→ Dataset content

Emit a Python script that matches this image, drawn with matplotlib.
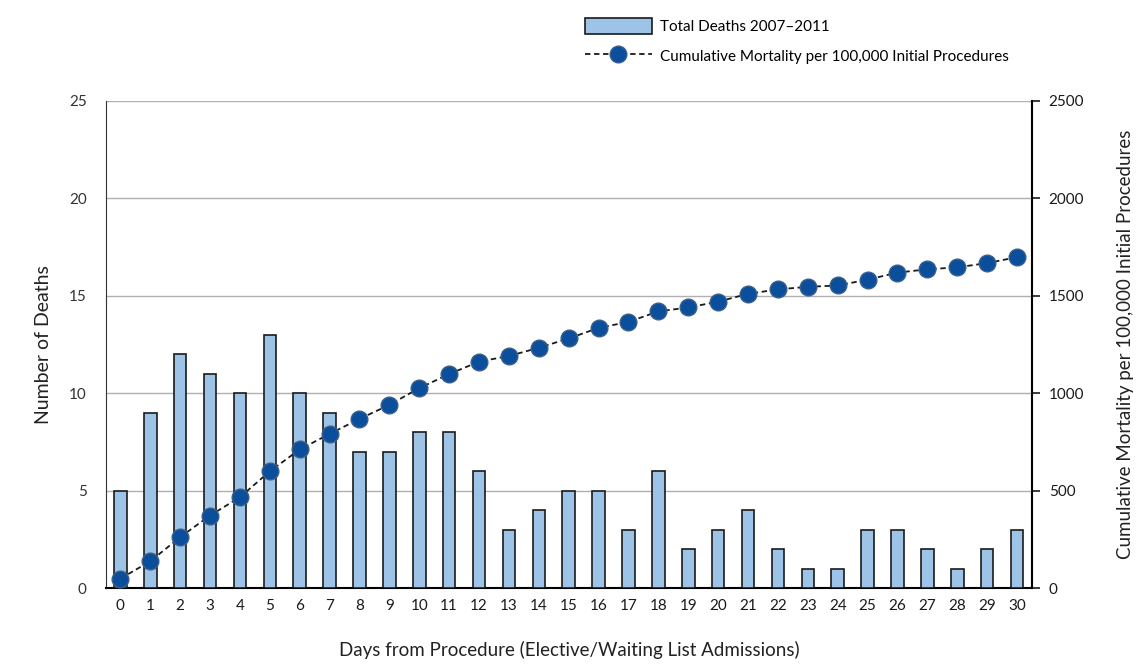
import matplotlib
matplotlib.use("Agg")
import matplotlib.pyplot as plt
import numpy as np

# ----------------------------
# DATA
# ----------------------------
days = list(range(31))
deaths = [5, 9, 12, 11, 10, 13, 10, 9, 7, 7, 8, 8, 6, 3, 4, 5, 5, 3, 6, 2,
          3, 4, 2, 1, 1, 3, 3, 2, 1, 2, 3]
cum_mortality = [48, 137, 261, 372, 466, 599, 711, 791, 868, 940, 1026, 1098,
                 1162, 1191, 1233, 1281, 1335, 1366, 1420, 1440, 1470, 1510,
                 1533, 1546, 1553, 1583, 1619, 1636, 1646, 1668, 1698]

bar_label = "Total Deaths 2007\u20132011"
line_label = "Cumulative Mortality per 100,000 Initial Procedures"

plt.rcParams['font.family'] = ['Lato', 'DejaVu Sans']

fig = plt.figure(figsize=(11.41, 6.65), dpi=100)
ax = fig.add_axes([106/1141, 1 - 588/665, (1032 - 106)/1141, (588 - 101)/665])
ax2 = ax.twinx()

# bars
bars = ax.bar(days, deaths, width=0.42, color="#9dc3e6", edgecolor="#1a1a1a",
              linewidth=1.2, zorder=3, label=bar_label)
ax.set_xlim(-0.48, 30.5)
ax.set_ylim(0, 25)
ax.set_yticks(range(0, 26, 5))
ax.set_xticks(days)
ax.grid(axis="y", color="#b0b0b0", linewidth=1.0, zorder=0)
ax.set_axisbelow(True)
ax.tick_params(axis="y", length=0, labelsize=11, colors="#333333", pad=14)
ax.tick_params(axis="x", length=0, labelsize=11, colors="#1a1a1a", pad=8)
ax.spines["top"].set_visible(False)
ax.spines["right"].set_visible(False)
ax.spines["left"].set_color("#333333")
ax.spines["bottom"].set_linewidth(1.5)
ax.set_ylabel("Number of Deaths", fontsize=14, color="#222222", labelpad=12)
ax.set_xlabel("Days from Procedure (Elective/Waiting List Admissions)",
              fontsize=13.5, color="#222222", labelpad=20)

# cumulative line on right axis
line, = ax2.plot(days, cum_mortality, linestyle=(0, (3, 2)), color="#1a1a1a",
                 linewidth=1.3, marker="o", markersize=12,
                 markerfacecolor="#0b4f9c", markeredgecolor="#3a5f8a",
                 markeredgewidth=1.0, zorder=5, label=line_label)
ax2.set_ylim(0, 2500)
ax2.set_yticks(range(0, 2501, 500))
ax2.tick_params(axis="y", length=6, width=1.2, labelsize=11, colors="#1a1a1a",
                pad=6)
ax2.spines["top"].set_visible(False)
ax2.spines["left"].set_visible(False)
ax2.spines["bottom"].set_visible(False)
ax2.spines["right"].set_linewidth(1.5)
ax2.set_ylabel("Cumulative Mortality per 100,000 Initial Procedures",
               fontsize=13.5, color="#222222", labelpad=24)
ax.set_zorder(ax2.get_zorder() - 1)
ax.patch.set_visible(False)
ax2.patch.set_visible(False)

fig.legend(handles=[bars, line], labels=[bar_label, line_label],
           loc="upper left", bbox_to_anchor=(571/1141, 1 - 4/665),
           frameon=False, fontsize=11, handlelength=4.4, handleheight=1.3,
           labelspacing=0.85, handletextpad=0.5)

fig.savefig("out.png", dpi=100)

→ Written exercise
With all pictures left out, please transcribe exactly the lines from the start of the material through the line with "plt.rcParams['font.family'] = ['Lato', 'DejaVu".

→ Problem solution
Emit a Python script that matches this image, drawn with matplotlib.
import matplotlib
matplotlib.use("Agg")
import matplotlib.pyplot as plt
import numpy as np

# ----------------------------
# DATA
# ----------------------------
days = list(range(31))
deaths = [5, 9, 12, 11, 10, 13, 10, 9, 7, 7, 8, 8, 6, 3, 4, 5, 5, 3, 6, 2,
          3, 4, 2, 1, 1, 3, 3, 2, 1, 2, 3]
cum_mortality = [48, 137, 261, 372, 466, 599, 711, 791, 868, 940, 1026, 1098,
                 1162, 1191, 1233, 1281, 1335, 1366, 1420, 1440, 1470, 1510,
                 1533, 1546, 1553, 1583, 1619, 1636, 1646, 1668, 1698]

bar_label = "Total Deaths 2007\u20132011"
line_label = "Cumulative Mortality per 100,000 Initial Procedures"

plt.rcParams['font.family'] = ['Lato', 'DejaVu Sans']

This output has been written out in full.